Nossa mãe jurou muito contra a ideia. Seria que, ele, que nessas artes não vadiava, se ia propor agora para pescarias e caçadas? Nosso pai nada não dizia. Nossa casa, no tempo, ainda era mais próxima do rio, obra de nem quarto de légua: o rio por aí se estendendo grande, fundo, calado que sempre. Largo, de não se poder ver a forma da outra beira. E esquecer não posso, do dia em que a canoa ficou pronta.
Sem alegria nem cuidado, nosso pai encalcou o chapéu e decidiu. Um adeus para a gente. Nem falou outras palavras, não pegou matula e trouxa, não fez a alguma recomendação.

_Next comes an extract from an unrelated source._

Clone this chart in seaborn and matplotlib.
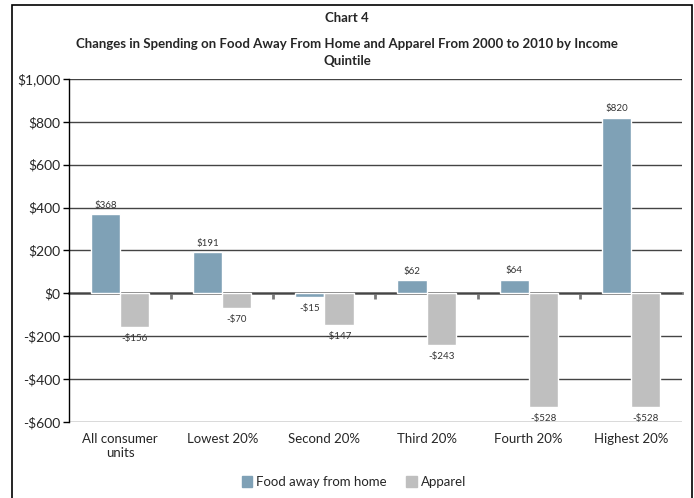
import pandas as pd
import matplotlib.pyplot as plt
import matplotlib.ticker as mticker
from matplotlib.patches import Rectangle
import seaborn as sns

# Chart data
groups = ["All consumer\nunits", "Lowest 20%", "Second 20%", "Third 20%", "Fourth 20%", "Highest 20%"]
food_away = [368, 191, -15, 62, 64, 820]
apparel = [-156, -70, -147, -243, -528, -528]
series_names = ["Food away from home", "Apparel"]
colors = ["#7FA1B6", "#BFBFBF"]
y_ticks = [-600, -400, -200, 0, 200, 400, 600, 800, 1000]

df = pd.DataFrame({
    "group": groups * 2,
    "series": [series_names[0]] * len(groups) + [series_names[1]] * len(groups),
    "value": food_away + apparel,
})

sns.set_style("white")
plt.rcParams["font.family"] = ["Lato", "DejaVu Sans"]

fig = plt.figure(figsize=(6.94, 4.98), dpi=100)
ax = fig.add_axes([0.0994, 0.1526, 0.8833, 0.6888])

sns.barplot(data=df, x="group", y="value", hue="series", palette=colors,
            saturation=1, width=0.57, edgecolor="white", linewidth=1, ax=ax,
            legend=False)

def money(v):
    return f"${v:,.0f}" if v >= 0 else f"-${-v:,.0f}"

for cont in ax.containers:
    for bar in cont:
        h = bar.get_height()
        pad = 3 if h >= 0 else 5
        ax.annotate(money(h), (bar.get_x() + bar.get_width() / 2, h),
                    xytext=(0, pad if h >= 0 else -pad), textcoords="offset points",
                    ha="center", va="bottom" if h >= 0 else "top",
                    fontsize=7, color="#333333")

ax.set_ylim(-600, 1000)
ax.set_xlim(-0.5, len(groups) - 0.5)
ax.set_yticks(y_ticks)
ax.yaxis.set_major_formatter(mticker.FuncFormatter(lambda v, p: money(v)))
ax.grid(axis="y", color="#444444", linewidth=1)
ax.set_axisbelow(True)
ax.set_xlabel("")
ax.set_ylabel("")
for side in ["top", "right", "bottom"]:
    ax.spines[side].set_visible(False)
ax.spines["left"].set_color("black")
ax.spines["left"].set_linewidth(1)
ax.tick_params(axis="y", length=4, width=1, color="black", labelsize=10, pad=2,
               left=True)
ax.tick_params(axis="x", length=0, labelsize=9.5, pad=8)
ax.set_xticks(range(len(groups)))
ax.set_xticklabels(groups)

# zero line with category-boundary ticks
zero_axis = ax.secondary_xaxis(600 / 1600)
zero_axis.set_xticks([i + 0.5 for i in range(len(groups) - 1)])
zero_axis.set_xticklabels([])
zero_axis.tick_params(direction="out", length=4, width=2, color="#7A7A7A")
zero_axis.spines["bottom"].set_color("#7A7A7A")
zero_axis.spines["bottom"].set_linewidth(2)

fig.text(0.5, 0.963, "Chart 4", ha="center", va="center", fontsize=9.5, fontweight="bold")
fig.text(0.5, 0.895,
         "Changes in Spending on Food Away From Home and Apparel From 2000 to 2010 by Income\nQuintile",
         ha="center", va="center", fontsize=9.5, fontweight="bold", linespacing=1.5)

handles = [Rectangle((0, 0), 1, 1, color=c) for c in colors]
fig.legend(handles, series_names, loc="center", bbox_to_anchor=(0.51, 0.032),
           ncol=2, frameon=False, fontsize=9.5, handlelength=0.8, handleheight=0.8,
           handletextpad=0.3, columnspacing=1.5)

fig.patches.append(Rectangle((12 / 694, -0.02), 680 / 694, 1.01, transform=fig.transFigure,
                             fill=False, edgecolor="black", linewidth=1.2))

fig.savefig("out.png", dpi=100)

Nossa mãe, a gente achou que ela ia esbravejar, mas persistiu somente alva de pálida, mascou o beiço e bramou: — “Cê vai, ocê fique, você nunca volte!” Nosso pai suspendeu a resposta. Espiou manso para mim, me acenando de vir também, por uns passos. Temi a ira de nossa mãe, mas obedeci, de vez de jeito. O rumo daquilo me animava, chega que um propósito perguntei: — “Pai, o senhor me leva junto, nessa sua canoa?” Ele só retomou a olhar em mim, e me botou a bênção, com gesto me mandando para trás. Fiz que vim, mas ainda virei, na grota do mato, para saber. Nosso pai entrou na canoa e desamarrou, pelo remar. E a canoa saiu se indo — a sombra dela por igual, feito um jacaré, comprida longa.
Nosso pai não voltou. Ele não tinha ido a nenhuma parte. Só executava a invenção de se permanecer naqueles espaços do rio, de meio a meio, sempre dentro da canoa, para dela não saltar, nunca mais.”